Staff cohesion in residential treatment Johnson, Susan Maureen

Abstract

This thesis attempts to examine the effect of varying levels of staff cohesion, a key process variable in the residential treatment of disturbed adolescents, on the quality of treatment environment. In order to do this the staff from each of the three residential cottages which constitute the Easton residential unit were given the Seashore Index of Group Cohesiveness (1954). It was then possible to delineate three levels of staff coehsion, high, medium, and low. The same staff groups also completed a treatment environment scale, namely the Community Orientated Programs Environment Scale (Moos, 1974), Forms R (real) and I (ideal). The hypothesis here was that as staff cohesion rose so the perceived quality of the treatment environment would rise. The clients from the cottages also completed the environment scale, the hypothesis being that their perceptions of the environment would be more positive in the cottage containing the most cohesive staff group. Client behaviours in the low, medium and high cohesion cottages were also observed.
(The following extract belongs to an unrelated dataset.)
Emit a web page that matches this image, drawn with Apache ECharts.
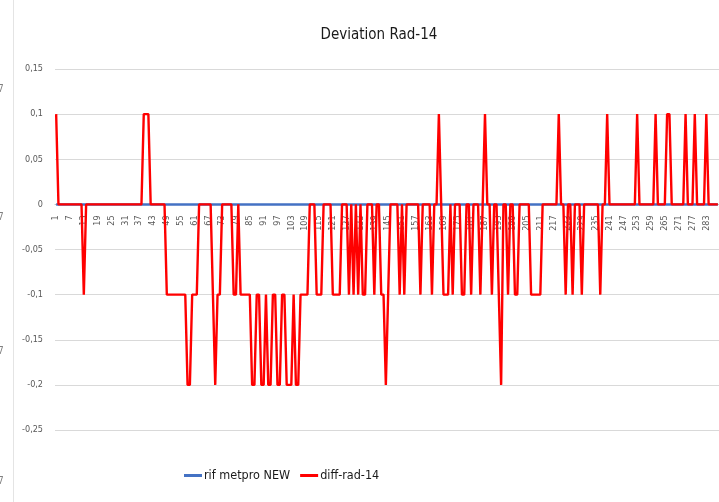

The study showed that there were no significant differences between the staff groups concerning their view of the ideal treatment environment, but the level of cohesion did have an effect on the real treatment environment, as perceived by the staff, specifically on the variables Support, Personal Problem Orientation, Autonomy, Practical Orientation and Staff Control. The number of locked room hours for clients and the number of violent incidents also seemed to follow the cohesion factor pattern. However, the clients' perceptions of their environment did not vary significantly according to cohesion level. Some descriptive data comparing the factors in the Easton treatment environment to the norms for such programs were also included. Implications for the planning and evaluation of such treatment programs have been outlined as well as suggestions for further research.